Andy Burnham and transport policy: what to expect?
Analysis and insights from transport expert - Bradshaw’s Chief Economic Advisor, Andrew Morrison.
If Andy Burnham becomes Prime Minister, transport is one of the few areas of policy where he will arrive with a working model already in place, rather than a set of intentions. Manchester’s Bee Network, and nine years as mayor, give him a transport model he has built and can p oint to. The question is what extending it nationally would mean in practice, and what it would and would not address.
UK city productivity remains low relative to comparable European cities, and this represents a significant and persistent drag on national output. Addressing it requires action across a range of policy areas: the business environment, the tax treatment of investment, skills, planning, and infrastructure. Transport investment is one part of this, not the whole of it.
The contribution transport makes to productivity works mainly through labour markets. Better transport within a city-region allows more people to reach more jobs, improves the matching of skills to vacancies, and supports the agglomeration effects associated with larger, denser, more easily navigable labour markets. This is primarily an intracity and intra-city-region effect, delivered through buses, trams, suburban rail, and walking and cycling infrastructure, rather than an intercity one. This has a direct bearing on how a Burnham government should be expected to prioritise spending between local transport and large intercity rail schemes such as Northern Powerhouse Rail (NPR) and HS2, where the case for value for money is generally weaker.
It should be acknowledged that recent governments have already invested significantly in city-region transport. The first round of the City Region Sustainable Transport Settlements (CRSTS), worth £5.7 billion over 2022–27, and the roughly £15.6 billion announced for the second round (2027–32), were explicitly modelled on the consolidated, multi-year funding approach used for Transport for London. Bus franchising powers have also already been extended to authorities beyond Greater Manchester. A Burnham government would be building on an established direction of travel, not starting from a blank page.

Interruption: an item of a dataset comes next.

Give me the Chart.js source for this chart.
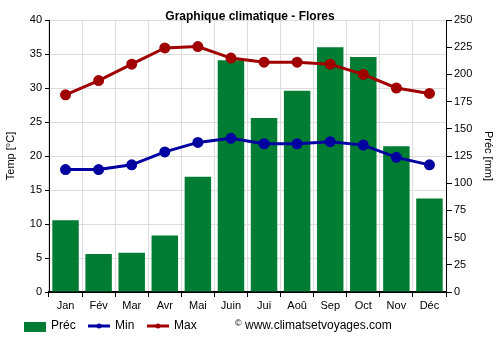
<!DOCTYPE html>
<html>
<head>
<meta charset="utf-8">
<script src="https://cdn.jsdelivr.net/npm/chart.js@4/dist/chart.umd.min.js"></script>
<style>
  html, body { margin: 0; padding: 0; background: #fff; }
  #wrap { width: 500px; height: 350px; }
</style>
</head>
<body>
<div id="wrap"><canvas id="climChart" width="500" height="350"></canvas></div>
<script>
const months = ['Jan', 'Fév', 'Mar', 'Avr', 'Mai', 'Juin', 'Jui', 'Aoû', 'Sep', 'Oct', 'Nov', 'Déc'];
const precip = [66, 35, 36, 52, 106, 213, 160, 185, 225, 216, 134, 86];
const tempMin = [18.0, 18.0, 18.7, 20.6, 22.0, 22.6, 21.8, 21.8, 22.1, 21.6, 19.8, 18.7];
const tempMax = [29.0, 31.1, 33.5, 35.9, 36.1, 34.4, 33.8, 33.8, 33.5, 32.0, 30.0, 29.2];

const green = '#007d32';
const blue = '#0000a0';
const red = '#a00000';
const font = 'Liberation Sans, Arial, sans-serif';

// title + legend + copyright drawn on top
const extras = {
  id: 'extras',
  afterDraw(chart) {
    const c = chart.ctx;
    c.save();
    c.fillStyle = '#000';
    c.font = 'bold 12px ' + font;
    c.textAlign = 'center';
    c.textBaseline = 'middle';
    c.fillText('Graphique climatique - Flores', 250, 17);

    c.font = '12px ' + font;
    c.textAlign = 'left';
    const ly = 326;
    c.fillStyle = green;
    c.fillRect(24, 322, 22, 10);
    c.fillStyle = '#000';
    c.fillText('Préc', 51, ly);

    [[88, blue, 'Min'], [147, red, 'Max']].forEach(([x, col, txt]) => {
      c.strokeStyle = col;
      c.lineWidth = 3;
      c.beginPath();
      c.moveTo(x, ly);
      c.lineTo(x + 22, ly);
      c.stroke();
      c.fillStyle = col;
      c.beginPath();
      c.arc(x + 11, ly, 2.5, 0, Math.PI * 2);
      c.fill();
      c.fillStyle = '#000';
      c.fillText(txt, x + 27, ly);
    });

    c.font = '9px ' + font;
    c.fillText('©', 235, ly - 2);
    c.font = '12px ' + font;
    c.fillText('www.climatsetvoyages.com', 245, ly);
    c.restore();
  }
};

new Chart(document.getElementById('climChart'), {
  type: 'bar',
  data: {
    labels: months,
    datasets: [
      {
        type: 'line',
        label: 'Max',
        data: tempMax,
        yAxisID: 'y',
        borderColor: red,
        backgroundColor: red,
        borderWidth: 3,
        pointRadius: 4,
        pointHoverRadius: 4,
        tension: 0,
        order: 0
      },
      {
        type: 'line',
        label: 'Min',
        data: tempMin,
        yAxisID: 'y',
        borderColor: blue,
        backgroundColor: blue,
        borderWidth: 3,
        pointRadius: 4,
        pointHoverRadius: 4,
        tension: 0,
        order: 1
      },
      {
        label: 'Préc',
        data: precip,
        yAxisID: 'y2',
        backgroundColor: green,
        barPercentage: 0.8,
        categoryPercentage: 1,
        order: 2
      }
    ]
  },
  options: {
    responsive: false,
    animation: false,
    layout: { padding: { top: 20, bottom: 36, left: 0, right: 0 } },
    plugins: {
      legend: { display: false },
      title: { display: false },
      tooltip: { enabled: false }
    },
    scales: {
      x: {
        afterFit: s => { s.height = 22; },
        grid: { color: '#dddddd', offset: true, tickLength: 5, tickColor: '#000' },
        border: { color: '#000', width: 2 },
        ticks: { color: '#000', font: { family: font, size: 11 }, padding: 2 }
      },
      y: {
        position: 'left',
        min: 0,
        max: 40,
        afterFit: s => { s.width = 49; },
        ticks: { stepSize: 5, color: '#000', font: { family: font, size: 11 }, padding: 3 },
        grid: { color: '#dddddd', tickLength: 4, tickColor: '#000' },
        border: { color: '#000', width: 1 },
        title: { display: true, text: 'Temp [°C]', color: '#000', font: { family: font, size: 11 }, padding: 4 }
      },
      y2: {
        position: 'right',
        min: 0,
        max: 250,
        afterFit: s => { s.width = 54; },
        ticks: { stepSize: 25, color: '#000', font: { family: font, size: 11 }, padding: 2 },
        grid: { drawOnChartArea: false, tickLength: 6, tickColor: '#000' },
        border: { color: '#000', width: 1 },
        title: { display: true, text: 'Préc [mm]', color: '#000', font: { family: font, size: 11 }, padding: 5 }
      }
    }
  },
  plugins: [extras]
});
</script>
</body>
</html>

Where Burnham has gone further in his stated asks is on the depth and permanence of devolution: fuller fiscal devolution rather than grant funding, land value capture as a funding mechanism, bringing more commuter rail services under local control as part of an expanded Bee Network, and longer-term funding certainty in place of single-year or short-cycle settlements. On policy specifics, this points to continued bus fare caps below the national level, expansion of integrated, branded networks to additional modes, and greater investment in walking and cycling. One notable gap is road pricing: Burnham has consistently ruled out congestion charging, having abandoned Greater Manchester’s Clean Air Zone proposals following opposition in 2022–23. This removes one of the more credible funding mechanisms available to support expansion without drawing on other budgets.
The treatment of NPR and HS2 will be a useful indicator of how these priorities are resolved in practice. The £45 billion NPR programme agreed in January 2026, with compact agreements signed by six northern mayors, has been explicitly described by government as a phased programme of capacity and frequency improvements rather than a new high-speed line. Government has also referred to a longer-term intention for a new line between Birmingham and Manchester, but has been explicit that this is not a revival of HS2, with no decisions yet made on specification or timetable; current indications are that work would not begin until HS2 Phase 1 and NPR are complete, which points to delivery in the 2040s at the earliest. Burnham has welcomed the NPR settlement but has continued to press for a high-speed Birmingham–Manchester link and an underground station at Piccadilly, both of which would carry a materially higher cost per unit of economic benefit than equivalent investment in intracity transport.
This leaves an open question for a Burnham government: whether it would prioritise the higher-return, lower-profile investment in local transport, or continue to press for the larger, more visible intercity rail projects with which Burnham has long been associated. His record in Greater Manchester suggests genuine commitment to the former, but his wider political identity has been built substantially on advocacy for the latter, and the two may compete for the same constrained funding.
This question will be set against a difficult fiscal context. Defence spending is rising, fiscal headroom is limited, and the second round of CRSTS funding has yet to be tested against a tighter spending review. Delivering the productivity benefits of intracity transport investment will depend on this being treated as a priority in its own right, rather than assumed to be affordable alongside the larger, less cost-effective schemes.